GIVEN EXERCISE — Write out the material again word for word, dropping any images it holds.

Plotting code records
◆ ◆ ◆ ◆ ◆ ◆ ◆
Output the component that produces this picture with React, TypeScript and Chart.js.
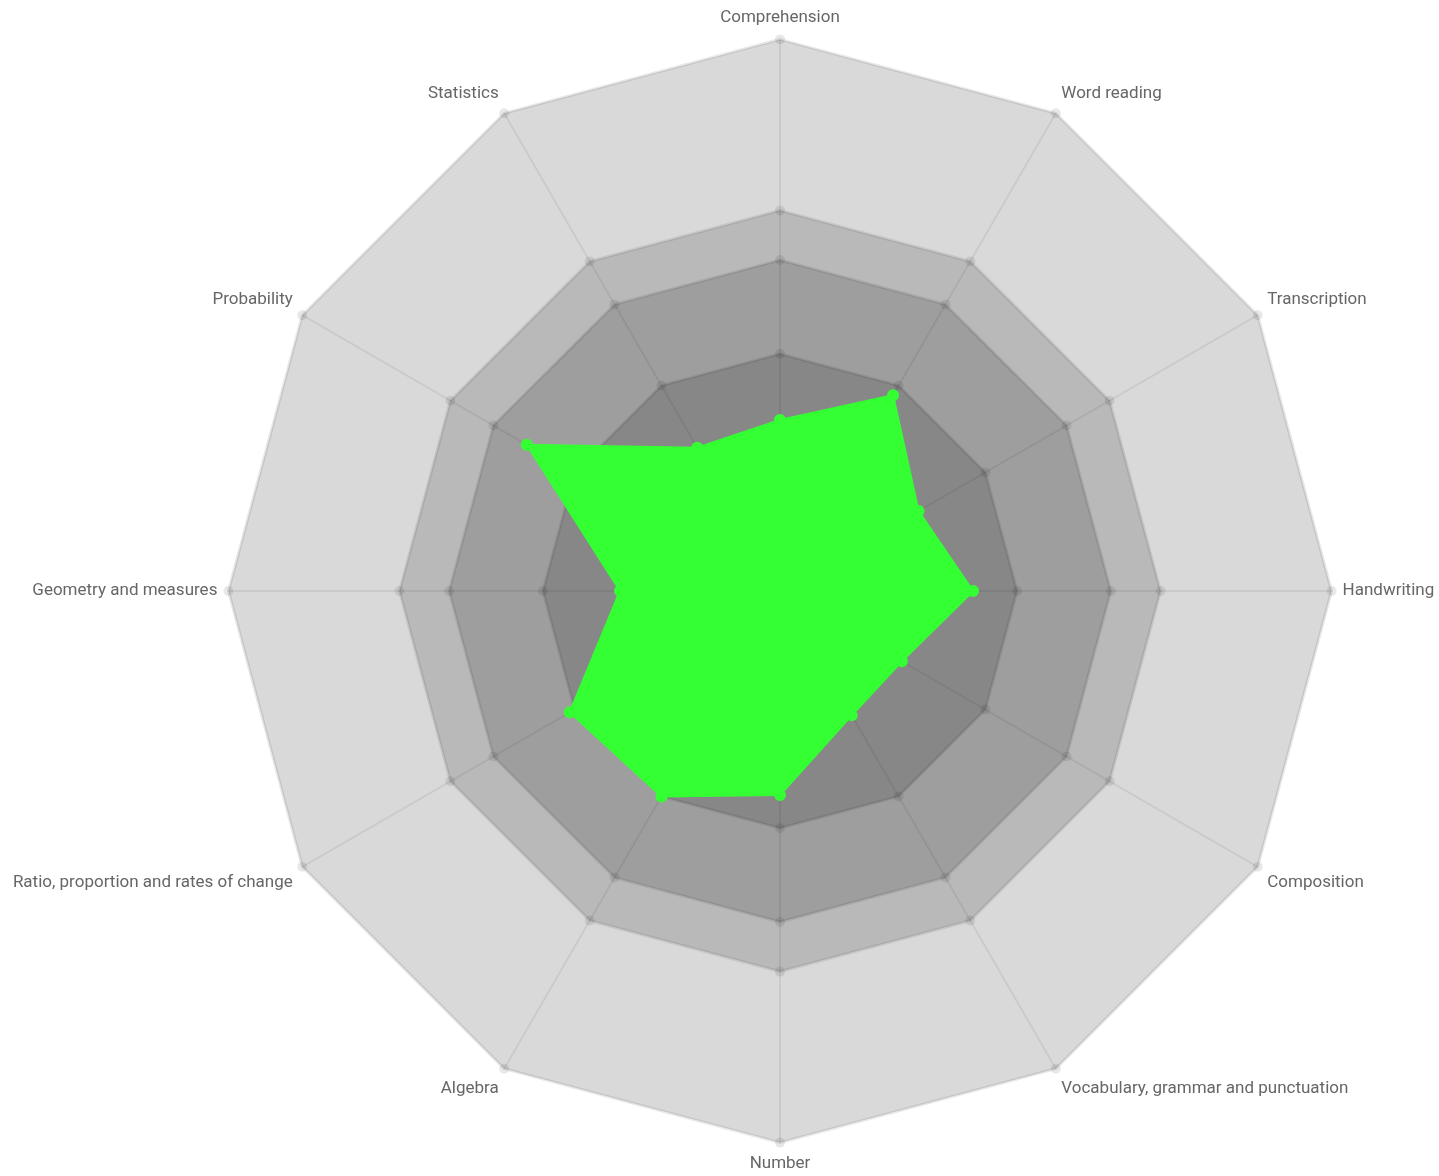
import React, { useEffect, useRef } from "react";
import { Chart, registerables } from "chart.js";

Chart.register(...registerables);

const categories = [
  "Comprehension",
  "Word reading",
  "Transcription",
  "Handwriting",
  "Composition",
  "Vocabulary, grammar and punctuation",
  "Number",
  "Algebra",
  "Ratio, proportion and rates of change",
  "Geometry and measures",
  "Probability",
  "Statistics",
];

const scoreValues = [31, 41, 29, 35, 25.5, 26, 37, 43, 44, 29, 53, 30];
const band1Values = [43, 43, 43, 43, 43, 43, 43, 43, 43, 43, 43, 43];
const band2Values = [60, 60, 60, 60, 60, 60, 60, 60, 60, 60, 60, 60];
const band3Values = [69, 69, 69, 69, 69, 69, 69, 69, 69, 69, 69, 69];
const band4Values = [100, 100, 100, 100, 100, 100, 100, 100, 100, 100, 100, 100];

const bandDataset = (data: number[], order: number) => ({
  data,
  order,
  fill: true,
  backgroundColor: "rgba(0,0,0,0.15)",
  borderColor: "rgba(0,0,0,0.09)",
  borderWidth: 3,
  pointRadius: 5,
  pointBackgroundColor: "rgba(0,0,0,0.09)",
  pointBorderColor: "rgba(0,0,0,0)",
  pointBorderWidth: 0,
});

export default function App() {
  const ref = useRef<HTMLCanvasElement>(null);
  useEffect(() => {
    if (!ref.current) return;
    const chart = new Chart(ref.current, {
      type: "radar",
      data: {
        labels: categories,
        datasets: [
          {
            data: scoreValues,
            order: 0,
            fill: true,
            backgroundColor: "#33ff33",
            borderColor: "#33ff33",
            borderWidth: 2,
            pointRadius: 5,
            pointBackgroundColor: "#33ff33",
            pointBorderColor: "#33ff33",
          },
          bandDataset(band1Values, 1),
          bandDataset(band2Values, 2),
          bandDataset(band3Values, 3),
          bandDataset(band4Values, 4),
        ],
      },
      options: {
        animation: false,
        responsive: true,
        maintainAspectRatio: false,
        plugins: { legend: { display: false }, tooltip: { enabled: false } },
        scales: {
          r: {
            min: 0,
            max: 100,
            ticks: { display: false },
            grid: { display: false },
            angleLines: { color: "rgba(0,0,0,0.07)", lineWidth: 2 },
            pointLabels: {
              color: "#666",
              padding: 11,
              font: { family: "Roboto", size: 17 },
            },
          },
        },
      },
    });
    return () => chart.destroy();
  }, []);
  return (
    <div style={{ position: "fixed", left: -30, top: 9, width: 1620, height: 1166 }}>
      <canvas ref={ref} />
    </div>
  );
}
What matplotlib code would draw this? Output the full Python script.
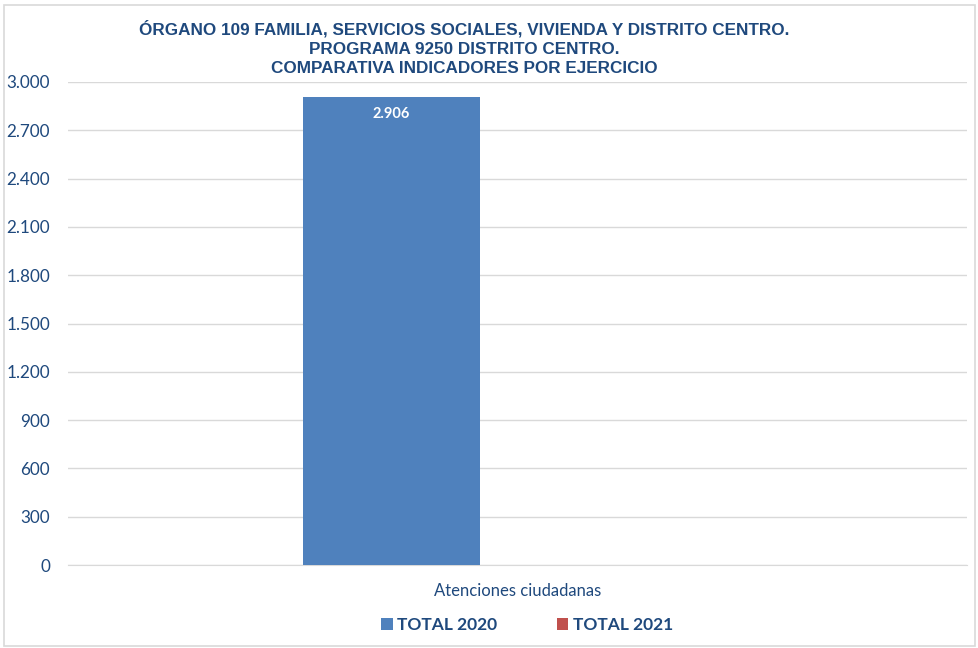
◆ ◆ ◆ ◆ ◆ ◆ ◆
FULL ANSWER —
Output the component that produces this picture with React, TypeScript and Chart.js.
import React, { useEffect, useRef } from "react";
import { Chart, registerables } from "chart.js";

Chart.register(...registerables);

const categories = [
  "Comprehension",
  "Word reading",
  "Transcription",
  "Handwriting",
  "Composition",
  "Vocabulary, grammar and punctuation",
  "Number",
  "Algebra",
  "Ratio, proportion and rates of change",
  "Geometry and measures",
  "Probability",
  "Statistics",
];

const scoreValues = [31, 41, 29, 35, 25.5, 26, 37, 43, 44, 29, 53, 30];
const band1Values = [43, 43, 43, 43, 43, 43, 43, 43, 43, 43, 43, 43];
const band2Values = [60, 60, 60, 60, 60, 60, 60, 60, 60, 60, 60, 60];
const band3Values = [69, 69, 69, 69, 69, 69, 69, 69, 69, 69, 69, 69];
const band4Values = [100, 100, 100, 100, 100, 100, 100, 100, 100, 100, 100, 100];

const bandDataset = (data: number[], order: number) => ({
  data,
  order,
  fill: true,
  backgroundColor: "rgba(0,0,0,0.15)",
  borderColor: "rgba(0,0,0,0.09)",
  borderWidth: 3,
  pointRadius: 5,
  pointBackgroundColor: "rgba(0,0,0,0.09)",
  pointBorderColor: "rgba(0,0,0,0)",
  pointBorderWidth: 0,
});

export default function App() {
  const ref = useRef<HTMLCanvasElement>(null);
  useEffect(() => {
    if (!ref.current) return;
    const chart = new Chart(ref.current, {
      type: "radar",
      data: {
        labels: categories,
        datasets: [
          {
            data: scoreValues,
            order: 0,
            fill: true,
            backgroundColor: "#33ff33",
            borderColor: "#33ff33",
            borderWidth: 2,
            pointRadius: 5,
            pointBackgroundColor: "#33ff33",
            pointBorderColor: "#33ff33",
          },
          bandDataset(band1Values, 1),
          bandDataset(band2Values, 2),
          bandDataset(band3Values, 3),
          bandDataset(band4Values, 4),
        ],
      },
      options: {
        animation: false,
        responsive: true,
        maintainAspectRatio: false,
        plugins: { legend: { display: false }, tooltip: { enabled: false } },
        scales: {
          r: {
            min: 0,
            max: 100,
            ticks: { display: false },
            grid: { display: false },
            angleLines: { color: "rgba(0,0,0,0.07)", lineWidth: 2 },
            pointLabels: {
              color: "#666",
              padding: 11,
              font: { family: "Roboto", size: 17 },
            },
          },
        },
      },
    });
    return () => chart.destroy();
  }, []);
  return (
    <div style={{ position: "fixed", left: -30, top: 9, width: 1620, height: 1166 }}>
      <canvas ref={ref} />
    </div>
  );
}
What matplotlib code would draw this? Output the full Python script.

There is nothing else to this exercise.